For certain feature mappings, the kernel inner product is efficiently computable. Consider the quadratic kernel:

\[(x_1, x_2, \ldots, x_d) \rightarrow (1, \sqrt{2} x_1, \ldots, \sqrt{2}x_d, x_1^2, \ldots, x_d^2, \ldots, \sqrt{2} x_i x_j, \ldots)\]

(The $\sqrt{2}$ factors are for convenience only and do not affect computation using perceptrons, etc. The net result is that the corresponding co-ordinates of the learned $w$ vectors will be scaled by $1/\sqrt{2}$.)

The kernel inner product is:

\[K(x,z) = 1 + 2x_1 z_1 + \ldots 2x_d z_d + x_1^2 z_1^2 + \ldots x_d^2 z_d^2 + \ldots 2 x_i x_j z_i z_j + \ldots\]

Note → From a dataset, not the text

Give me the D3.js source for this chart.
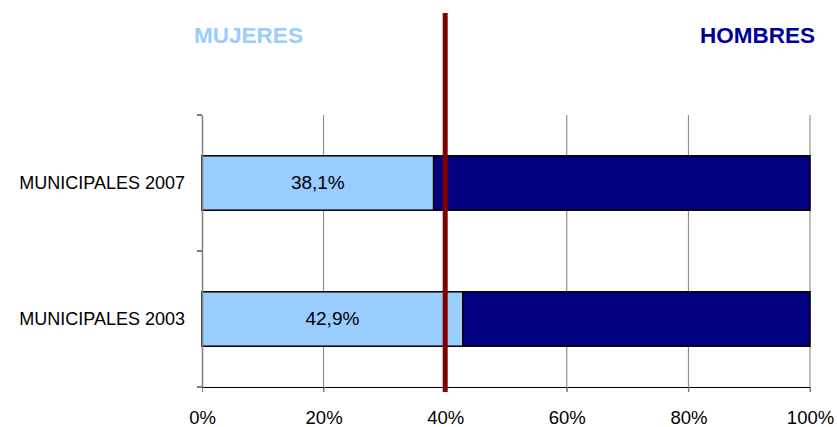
<!DOCTYPE html>
<html><head><meta charset="utf-8">
<script src="https://cdn.jsdelivr.net/npm/d3@7"></script>
<style>body{margin:0;background:#fff}svg{display:block}</style>
</head><body>
<svg id="c" width="837" height="427"></svg>
<script>
const categories = ["MUNICIPALES 2007", "MUNICIPALES 2003"];
const mujeres = [38.1, 42.9];
const hombres = [61.9, 57.1];
const labels = ["38,1%", "42,9%"];
const xTicks = [0, 20, 40, 60, 80, 100];
const refLine = 40;

const FONT = "Liberation Sans, Arial, sans-serif";
const svg = d3.select("#c");
const pLeft = 202, pRight = 810, pTop = 115, pBottom = 387;
const x = d3.scaleLinear().domain([0, 100]).range([pLeft, pRight]);
const y = d3.scaleBand().domain(categories).range([pTop, pBottom]).paddingInner(0.6).paddingOuter(0.3);
const yb = d3.scaleBand().domain(categories).range([pTop, pBottom]);

// gridlines
svg.append("g").selectAll("line").data(xTicks.slice(1)).join("line")
  .attr("x1", d => x(d)).attr("x2", d => x(d)).attr("y1", pTop).attr("y2", pBottom + 5)
  .attr("stroke", "#808080").attr("stroke-width", 1);

// bars
const g = svg.append("g");
categories.forEach((c, i) => {
  g.append("rect").attr("x", x(0)).attr("y", y(c)).attr("width", x(mujeres[i]) - x(0)).attr("height", y.bandwidth())
    .attr("fill", "#99ccff").attr("stroke", "#000").attr("stroke-width", 1.5);
  g.append("rect").attr("x", x(mujeres[i])).attr("y", y(c)).attr("width", x(mujeres[i] + hombres[i]) - x(mujeres[i])).attr("height", y.bandwidth())
    .attr("fill", "#000080").attr("stroke", "#000").attr("stroke-width", 1.5);
  g.append("text").attr("x", (x(0) + x(mujeres[i])) / 2).attr("y", y(c) + y.bandwidth() / 2 - 1)
    .attr("dy", "0.36em").attr("text-anchor", "middle")
    .attr("font-family", FONT).attr("font-size", 19).attr("fill", "#000")
    .text(labels[i]);
});

// x axis
const xa = svg.append("g").attr("transform", `translate(0,${pBottom})`)
  .call(d3.axisBottom(x).tickValues(xTicks).tickFormat(d => d + "%").tickSize(5).tickSizeOuter(0));
xa.select(".domain").attr("stroke", "#000").attr("stroke-width", 1.2);
xa.selectAll(".tick line").attr("stroke", "#808080");
xa.selectAll("text").attr("font-family", FONT).attr("font-size", 18.5).attr("fill", "#000").attr("y", 37).attr("dy", null);

// y axis
const ya = svg.append("g").attr("transform", `translate(${pLeft},0)`)
  .call(d3.axisLeft(yb).tickSize(0).tickPadding(17));
ya.select(".domain").attr("stroke", "#808080").attr("stroke-width", 1.5);
ya.selectAll("text").attr("font-family", FONT).attr("font-size", 18).attr("fill", "#000");
svg.append("g").selectAll("line").data([pTop, (pTop + pBottom) / 2, pBottom]).join("line")
  .attr("x1", pLeft - 5).attr("x2", pLeft).attr("y1", d => d).attr("y2", d => d)
  .attr("stroke", "#000").attr("stroke-width", 1);

// reference line
svg.append("line").attr("x1", x(refLine)).attr("x2", x(refLine)).attr("y1", 13).attr("y2", 392)
  .attr("stroke", "#800000").attr("stroke-width", 5);

// titles
svg.append("text").attr("x", 248.5).attr("y", 43).attr("text-anchor", "middle")
  .attr("font-family", FONT).attr("font-weight", "bold").attr("font-size", 22.5)
  .attr("fill", "#99ccff").text("MUJERES");
svg.append("text").attr("x", 757.5).attr("y", 43).attr("text-anchor", "middle")
  .attr("font-family", FONT).attr("font-weight", "bold").attr("font-size", 22.5)
  .attr("fill", "#000099").text("HOMBRES");
</script>
</body></html>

But one can check that this is equal to:

\[\begin{aligned} K(x,z) &= (1 + \sum_{i=1}^d x_i z_i)^2 \\ &= (1 + \langle x,w \rangle)^2 . \end{aligned}\]

Therefore, even though the feature space is $O(d^2)$ dimensional, the kernel inner product can be computed using $O(d)$ operations.

Similarly, for polynomial features of degree $r$, one can compute the kernel inner product using the formula:

\[K(x,z) = (c + \langle x,z \rangle)^r .\]

Essentially, the kernel inner product $K(x,z)$ measures how similar $x$ and $z$ are in the lifted feature space, just as how the standard inner product (dot product) $\langle w,z \rangle$ measures how similar $x$ and $z$ are in the original space. Therefore, algorithmically, one can simply replace all occurrences of $\langle \dot, \cdot \rangle$ by $K(\cdot, \cdot)$, and we are done!

We do not have to go through the intermediate, expensive step of writing down the transformation $\phi(\cdot)$. In other words, instead of choosing good feature spaces (specified by $\phi$), we instead implicitly seek feature spaces by looking for good kernel inner products (specified by $K(\cdot,\cdot)$).

One example of a popular kernel inner product is given by the Gaussian radial basis function:

\[K(x,z) = \exp(-\frac{\|x-z\|^2_2}{\sigma^2})\]

where $\sigma$ is the bandwidth parameter. This is an example of a kernel for which the implicit feature mapping $\phi$ is infinite-dimensional, yet the kernel inner product is straightforward to compute and requires $O(d)$ time.